As soon as a business starts having a significant number of customers getting in touch with them comes the question of how to prioritise those contacts. A perpetually engaged line will put off clients, as will having to wait an unreasonable amount of time for an agent to become available for your chat service or to answer emails. It becomes therefore essential to consider call routing quite early on.

How does call routing work?

There is a number of systems available, with various levels of functionality.

At its simplest, call routing will answer calls and play an automated message welcoming customers. If the call can’t be answered immediately, it will be kept in a queue until an agent is free. Calls may also be routed to a specific department.

After a specified amount of time, if the call hasn’t been answered, it will be diverted to voice mail. Gauging when they should indeed be diverted can be tricky: too long and you are bound to get very disgruntled customers who have waited a long time and still can’t talk to a person; too short and your agents won’t have the opportunity to answer.

More sophisticated systems will offer different strategies to manage calls:

1) Group-based: any agent within a determined group will be allocated calls depending on their availability. If there is a queue, the next individual to finish their previous conversation will be chosen. This solution ensures that the greatest number of calls is answered with the minimum waiting time but not necessarily that the best-suited agent is picked.

2) Line-based: This system allocates calls based on a cascading principle and is particularly well suited to businesses where agents also perform other duties.
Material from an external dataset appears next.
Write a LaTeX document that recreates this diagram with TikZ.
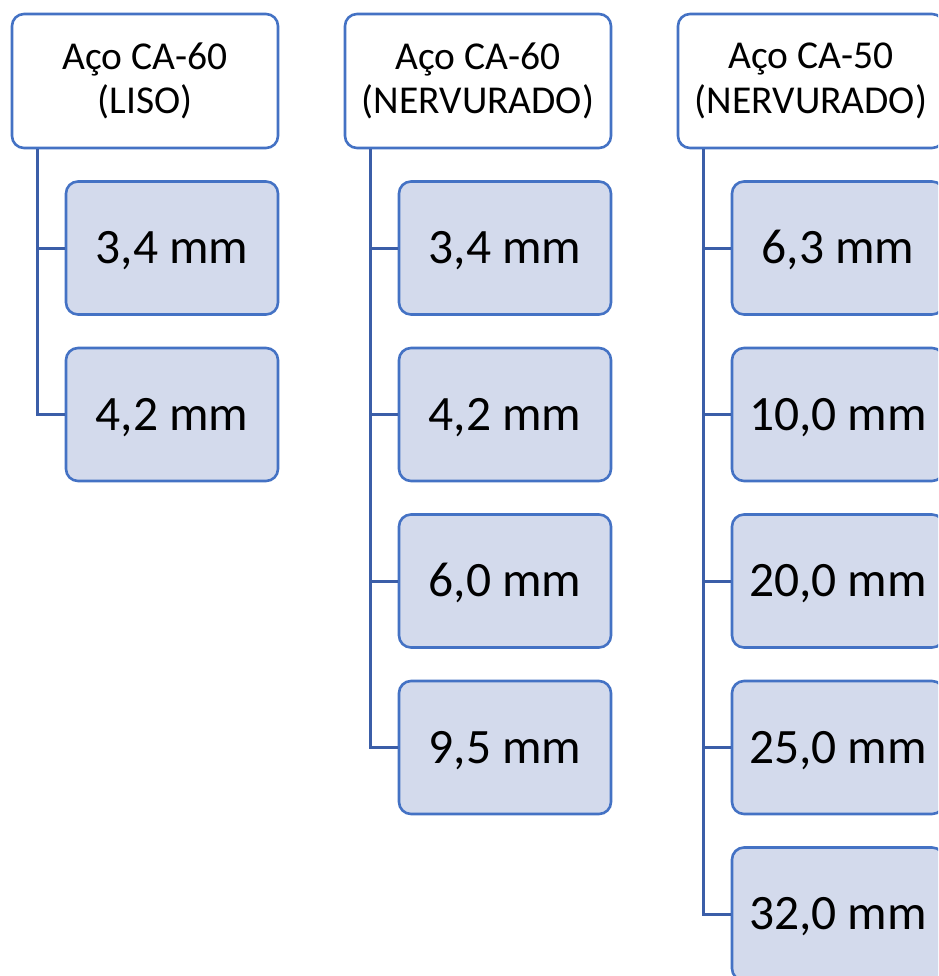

Let’s say that your contact centre has three groups of agents. Group 1 only answers phone calls; Group 2 answers some phone calls but also have other tasks; Group 3 mostly deals with other jobs and only answers the phones if nobody is available.

3) Fewest calls: Calls are allocated to the agent who has answered the smallest number of calls, allowing workload to be distributed fairly.

Call routing offers very important benefits. It allows you to have more calls answered; when the call is answered, your customers are likely to be happier than if they had to call multiple times to get through; and routing calls to appropriate department increases the rate of First-Call Resolution and customer satisfaction.